Calculating holiday can be difficult at the best of times, but schools have the added complication of staff on a number of different contracts; teaching staff, term-time workers and support staff on 52-week contracts.

There are a number of considerations for schools – since teachers are simply allowed time off during school holidays, it is difficult to specify their holiday entitlement at all and in relation to support staff, schools need to make sure their contracts allow them sufficient flexibility to require staff to take holiday at certain times. The position may be complicated further by part-time workers and a recent case in the European Court of Justice (EJC) considered whether employers need to recalculate holiday entitlement if a part-time worker increases their hours.

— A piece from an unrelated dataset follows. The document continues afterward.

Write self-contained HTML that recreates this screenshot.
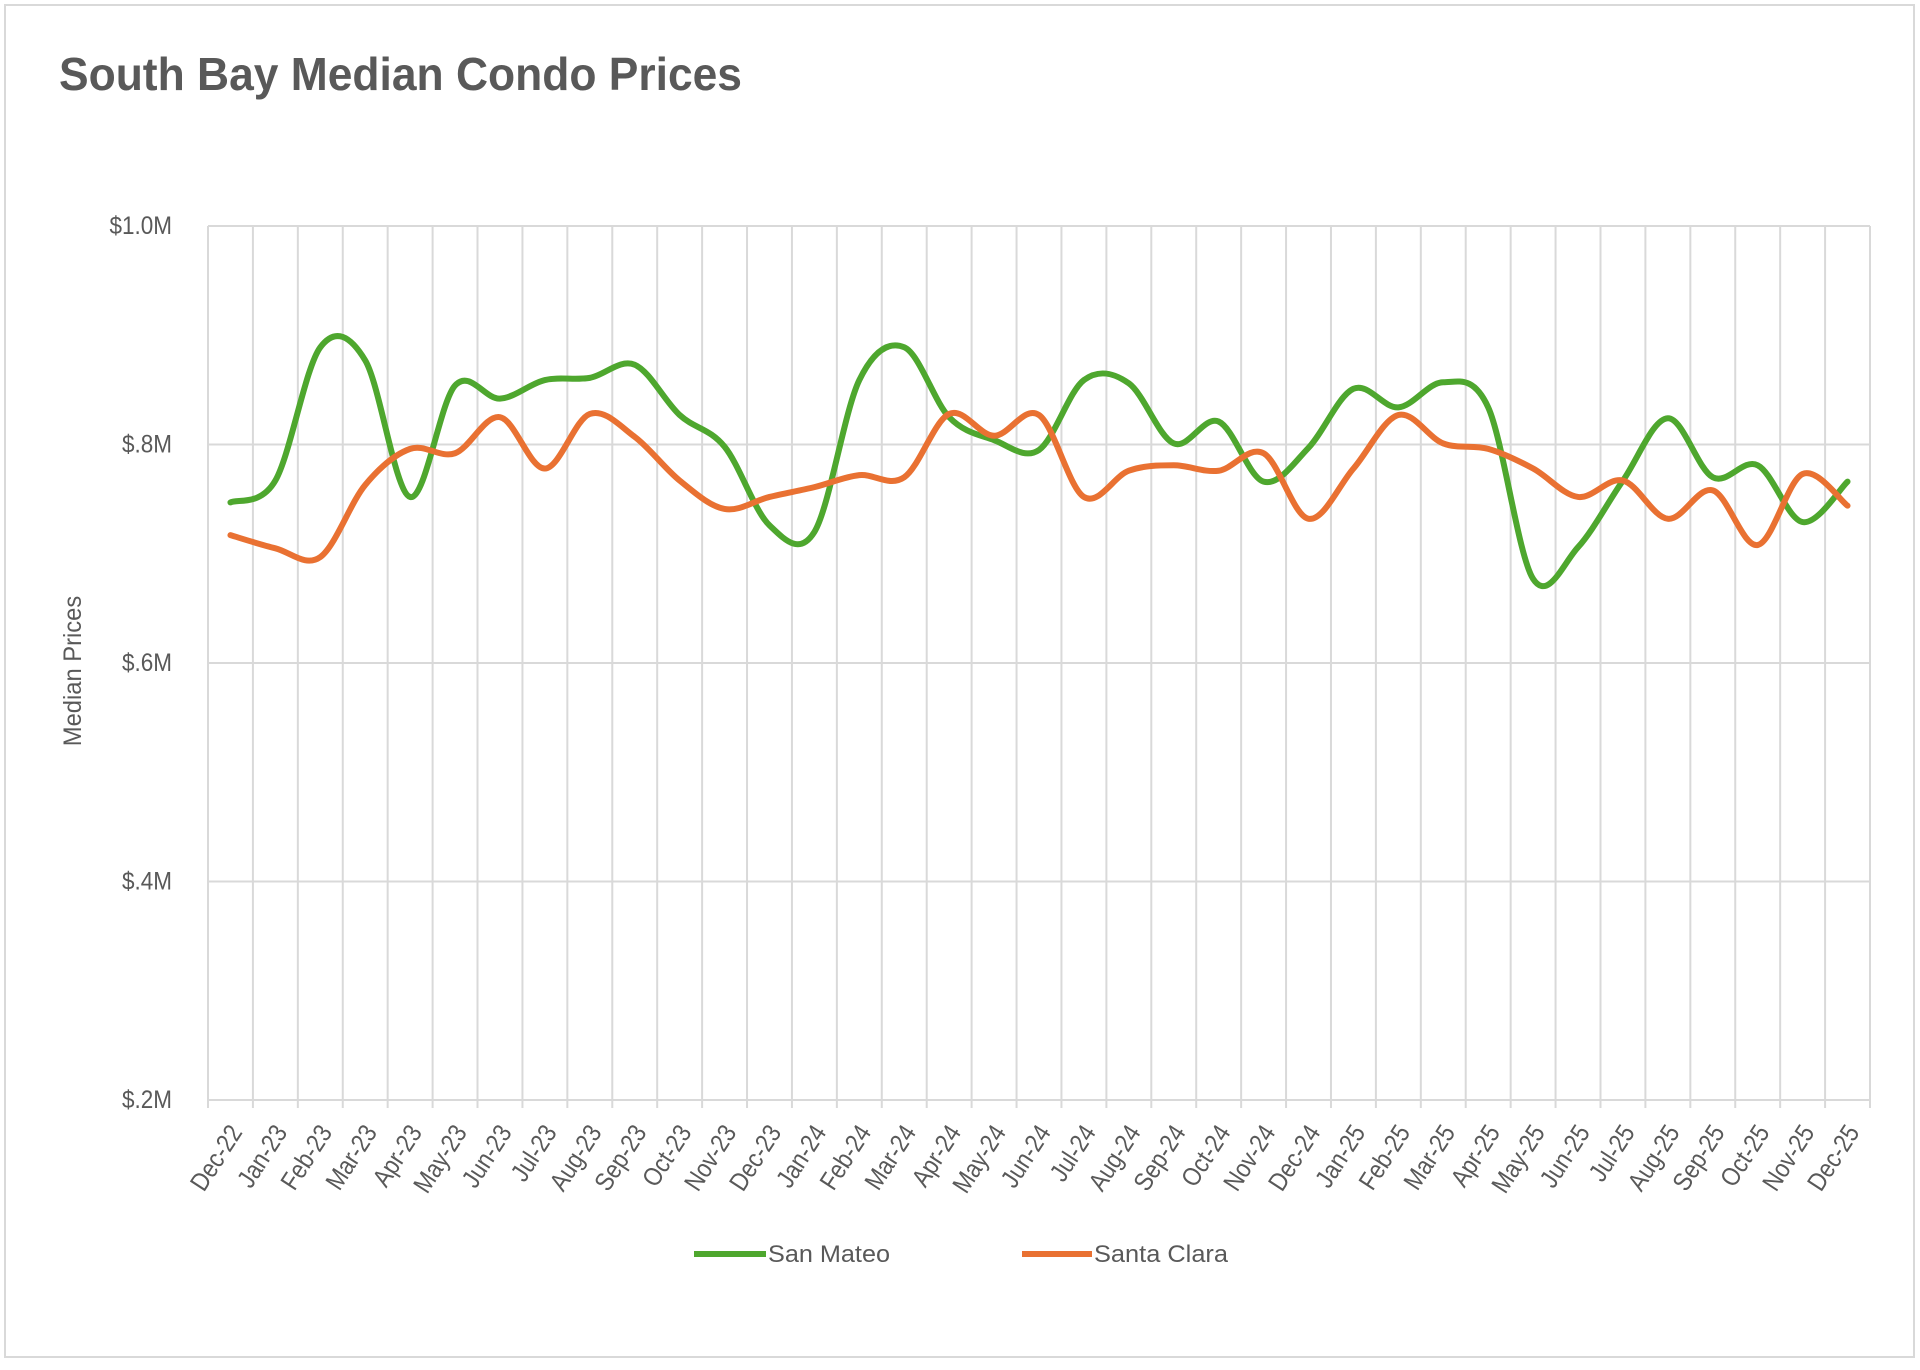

In the case of Greenfield v The Care Bureau Ltd, the ECJ decided that holiday entitlement for each period of work should be calculated separately, meaning that:

  • Any holiday entitlement already accrued need not be recalculated retrospectively to take account of increased working hours
  • Going forward, holiday entitlement should be recalculated to reflect the new working pattern
  • Any holiday taken in excess of the entitlement that applied under the previous working pattern should be deducted from the holiday going forward

The court confirmed that the same rules will apply whether you are calculating holiday accrual during employment, or once employment has been terminated.

This case provides high-level guidance, particularly useful when dealing with support staff, and whilst the decision is unsurprising, it is a helpful reminder of the need to address holiday entitlement when dealing with a request to vary hours.